━━ Records for this task
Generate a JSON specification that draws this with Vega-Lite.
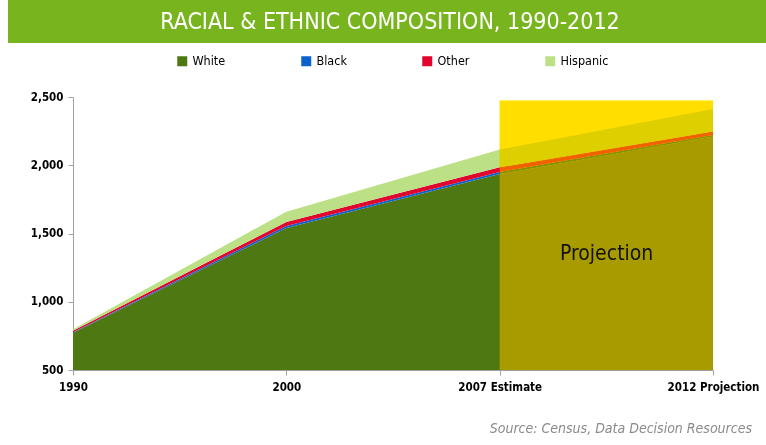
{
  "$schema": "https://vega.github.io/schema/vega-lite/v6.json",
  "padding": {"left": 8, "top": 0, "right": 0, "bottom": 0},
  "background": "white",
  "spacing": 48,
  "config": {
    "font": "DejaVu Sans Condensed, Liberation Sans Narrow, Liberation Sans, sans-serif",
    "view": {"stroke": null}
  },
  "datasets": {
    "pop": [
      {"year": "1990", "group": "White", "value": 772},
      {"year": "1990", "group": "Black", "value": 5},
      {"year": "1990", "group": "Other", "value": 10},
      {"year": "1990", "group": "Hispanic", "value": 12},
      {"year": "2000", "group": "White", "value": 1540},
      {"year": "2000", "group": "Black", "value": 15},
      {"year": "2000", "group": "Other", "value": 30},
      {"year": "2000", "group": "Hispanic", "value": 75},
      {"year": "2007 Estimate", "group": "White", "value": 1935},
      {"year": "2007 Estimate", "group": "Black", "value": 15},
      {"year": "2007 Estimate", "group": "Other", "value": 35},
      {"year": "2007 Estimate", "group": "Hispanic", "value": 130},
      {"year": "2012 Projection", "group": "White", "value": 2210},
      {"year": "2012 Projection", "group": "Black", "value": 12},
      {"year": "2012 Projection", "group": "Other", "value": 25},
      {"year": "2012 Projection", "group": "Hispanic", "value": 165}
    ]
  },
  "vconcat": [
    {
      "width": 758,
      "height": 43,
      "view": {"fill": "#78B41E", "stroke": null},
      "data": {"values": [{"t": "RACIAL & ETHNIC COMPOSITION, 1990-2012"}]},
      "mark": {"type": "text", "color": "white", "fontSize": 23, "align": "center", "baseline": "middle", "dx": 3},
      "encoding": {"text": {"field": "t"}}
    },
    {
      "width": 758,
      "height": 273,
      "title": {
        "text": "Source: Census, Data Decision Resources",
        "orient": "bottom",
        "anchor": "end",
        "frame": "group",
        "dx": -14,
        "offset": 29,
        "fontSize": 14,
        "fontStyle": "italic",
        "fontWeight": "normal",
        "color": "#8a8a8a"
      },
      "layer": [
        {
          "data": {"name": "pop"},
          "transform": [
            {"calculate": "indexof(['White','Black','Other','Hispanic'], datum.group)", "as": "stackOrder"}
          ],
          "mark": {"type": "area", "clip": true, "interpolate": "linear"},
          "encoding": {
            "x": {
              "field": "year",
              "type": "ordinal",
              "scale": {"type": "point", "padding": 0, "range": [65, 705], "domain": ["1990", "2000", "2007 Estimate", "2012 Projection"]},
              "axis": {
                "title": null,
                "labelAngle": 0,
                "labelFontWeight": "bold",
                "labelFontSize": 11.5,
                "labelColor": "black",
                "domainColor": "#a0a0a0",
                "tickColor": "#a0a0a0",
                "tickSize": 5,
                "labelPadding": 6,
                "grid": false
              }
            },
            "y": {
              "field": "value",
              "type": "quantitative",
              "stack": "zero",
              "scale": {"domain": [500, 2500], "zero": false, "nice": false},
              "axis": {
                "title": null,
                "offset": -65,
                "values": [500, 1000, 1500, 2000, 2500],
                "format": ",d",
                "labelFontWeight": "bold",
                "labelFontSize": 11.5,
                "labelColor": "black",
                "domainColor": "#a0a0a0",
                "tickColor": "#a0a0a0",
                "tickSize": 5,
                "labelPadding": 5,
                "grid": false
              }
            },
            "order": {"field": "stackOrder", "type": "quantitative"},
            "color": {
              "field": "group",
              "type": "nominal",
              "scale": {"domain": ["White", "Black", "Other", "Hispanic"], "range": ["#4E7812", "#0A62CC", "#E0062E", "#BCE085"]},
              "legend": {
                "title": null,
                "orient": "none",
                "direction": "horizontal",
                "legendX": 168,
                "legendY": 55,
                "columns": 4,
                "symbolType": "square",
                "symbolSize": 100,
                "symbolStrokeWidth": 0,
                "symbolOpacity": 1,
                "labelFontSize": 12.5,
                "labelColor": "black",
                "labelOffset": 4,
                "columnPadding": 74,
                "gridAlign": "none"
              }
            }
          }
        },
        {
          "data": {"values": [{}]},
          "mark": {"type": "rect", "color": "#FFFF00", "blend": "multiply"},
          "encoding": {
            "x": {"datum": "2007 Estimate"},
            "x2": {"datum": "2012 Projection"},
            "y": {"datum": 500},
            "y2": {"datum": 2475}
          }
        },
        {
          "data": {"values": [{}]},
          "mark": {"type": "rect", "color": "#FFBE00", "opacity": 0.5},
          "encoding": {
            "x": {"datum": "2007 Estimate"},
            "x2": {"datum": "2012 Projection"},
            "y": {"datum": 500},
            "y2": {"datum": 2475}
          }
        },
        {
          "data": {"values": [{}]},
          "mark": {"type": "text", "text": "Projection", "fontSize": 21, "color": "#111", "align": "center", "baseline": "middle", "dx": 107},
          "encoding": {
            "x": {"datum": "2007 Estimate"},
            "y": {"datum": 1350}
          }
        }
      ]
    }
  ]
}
━━━━
━━ Records for this task
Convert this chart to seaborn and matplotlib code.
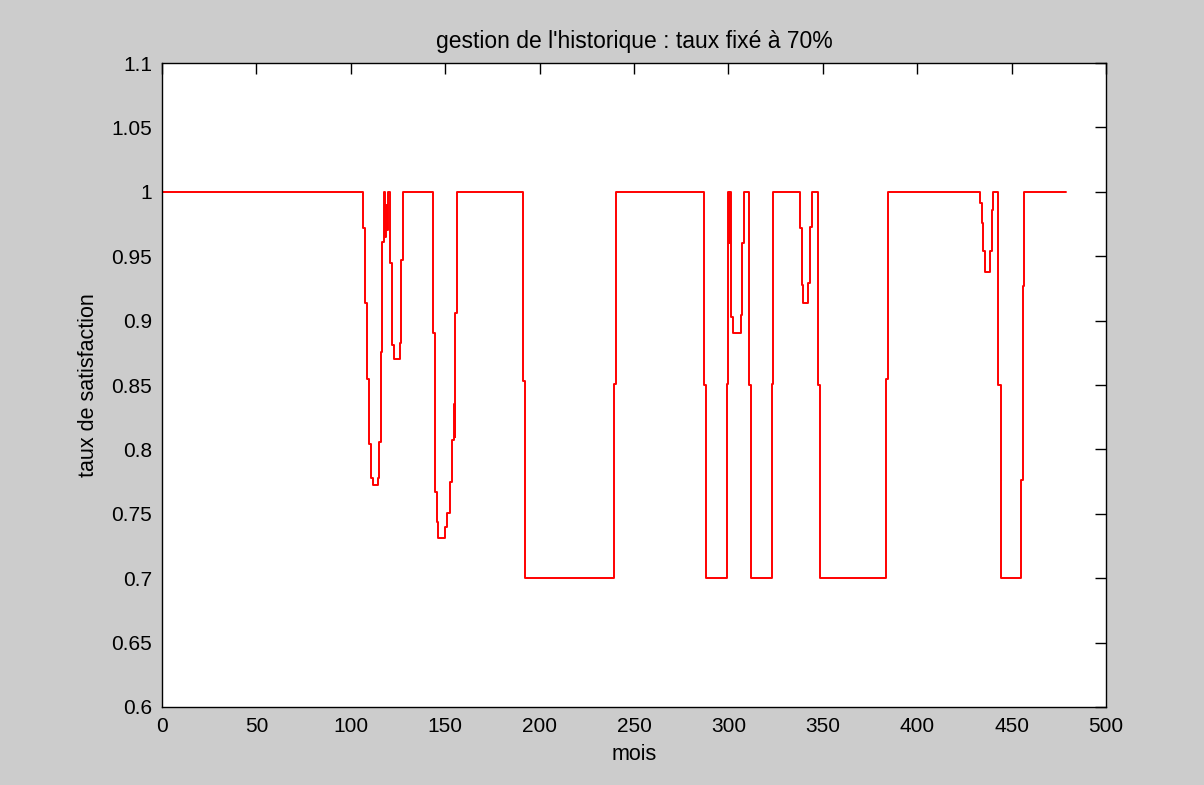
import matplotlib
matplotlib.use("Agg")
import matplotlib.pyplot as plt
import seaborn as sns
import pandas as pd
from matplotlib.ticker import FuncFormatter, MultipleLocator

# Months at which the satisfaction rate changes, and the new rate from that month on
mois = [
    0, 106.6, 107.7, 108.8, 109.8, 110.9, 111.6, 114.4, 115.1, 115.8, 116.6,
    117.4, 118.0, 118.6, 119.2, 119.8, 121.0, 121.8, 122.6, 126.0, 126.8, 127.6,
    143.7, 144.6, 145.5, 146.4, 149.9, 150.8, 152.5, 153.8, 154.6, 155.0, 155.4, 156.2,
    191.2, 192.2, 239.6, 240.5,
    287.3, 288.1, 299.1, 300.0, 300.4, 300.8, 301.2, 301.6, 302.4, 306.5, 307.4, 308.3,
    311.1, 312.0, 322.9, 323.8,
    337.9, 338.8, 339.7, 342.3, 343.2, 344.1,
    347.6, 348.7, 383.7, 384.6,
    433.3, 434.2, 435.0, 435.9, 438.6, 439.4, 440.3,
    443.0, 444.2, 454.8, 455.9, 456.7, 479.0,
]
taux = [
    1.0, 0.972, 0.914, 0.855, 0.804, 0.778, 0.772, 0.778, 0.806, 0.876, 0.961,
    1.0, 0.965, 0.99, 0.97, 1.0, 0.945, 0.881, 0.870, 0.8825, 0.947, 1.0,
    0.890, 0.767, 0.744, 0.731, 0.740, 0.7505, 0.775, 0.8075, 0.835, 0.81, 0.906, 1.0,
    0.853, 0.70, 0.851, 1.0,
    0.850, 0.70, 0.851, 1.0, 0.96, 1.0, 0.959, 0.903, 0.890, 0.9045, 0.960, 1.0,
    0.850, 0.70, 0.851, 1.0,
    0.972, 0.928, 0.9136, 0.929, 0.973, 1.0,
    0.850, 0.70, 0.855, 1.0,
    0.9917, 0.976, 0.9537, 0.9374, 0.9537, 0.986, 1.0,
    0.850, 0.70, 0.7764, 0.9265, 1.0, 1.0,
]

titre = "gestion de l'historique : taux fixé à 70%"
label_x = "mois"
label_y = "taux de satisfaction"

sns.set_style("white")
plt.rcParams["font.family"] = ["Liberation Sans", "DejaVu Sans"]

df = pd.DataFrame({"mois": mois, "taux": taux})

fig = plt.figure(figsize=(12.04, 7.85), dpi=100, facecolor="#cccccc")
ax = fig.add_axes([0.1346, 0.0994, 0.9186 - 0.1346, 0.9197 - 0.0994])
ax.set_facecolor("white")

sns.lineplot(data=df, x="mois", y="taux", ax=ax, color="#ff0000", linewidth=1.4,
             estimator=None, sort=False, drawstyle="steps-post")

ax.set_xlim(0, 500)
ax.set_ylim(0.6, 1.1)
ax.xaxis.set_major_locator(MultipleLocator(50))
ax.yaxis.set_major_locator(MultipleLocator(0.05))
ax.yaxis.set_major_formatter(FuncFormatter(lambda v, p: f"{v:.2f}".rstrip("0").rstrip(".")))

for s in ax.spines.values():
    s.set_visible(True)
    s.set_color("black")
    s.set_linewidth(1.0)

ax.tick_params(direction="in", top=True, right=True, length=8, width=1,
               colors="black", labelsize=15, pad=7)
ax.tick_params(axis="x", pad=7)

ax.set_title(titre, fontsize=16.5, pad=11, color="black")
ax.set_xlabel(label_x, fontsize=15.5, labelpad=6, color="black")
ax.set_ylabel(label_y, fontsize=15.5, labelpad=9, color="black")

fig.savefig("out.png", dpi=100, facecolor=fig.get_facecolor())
━━━━
━━ Records for this task
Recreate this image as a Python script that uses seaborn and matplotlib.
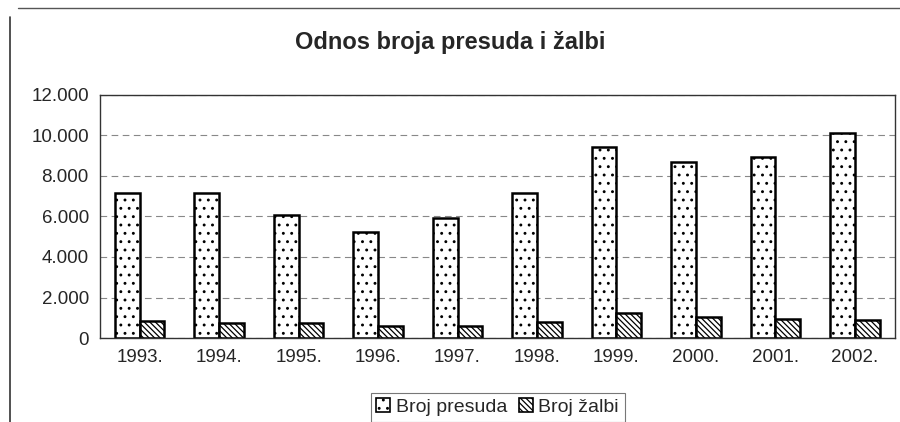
━━━━
▸ **Exercise task**
Pictures excluded, retype exactly the lines running from the one with "Convert this chart" through the one with "from matplotlib.ticker import". Include both end lines and nothing more.

▸ **Result**
Convert this chart to seaborn and matplotlib code.
import matplotlib
matplotlib.use("Agg")
import matplotlib.pyplot as plt
import seaborn as sns
import pandas as pd
from matplotlib.ticker import FuncFormatter, MultipleLocator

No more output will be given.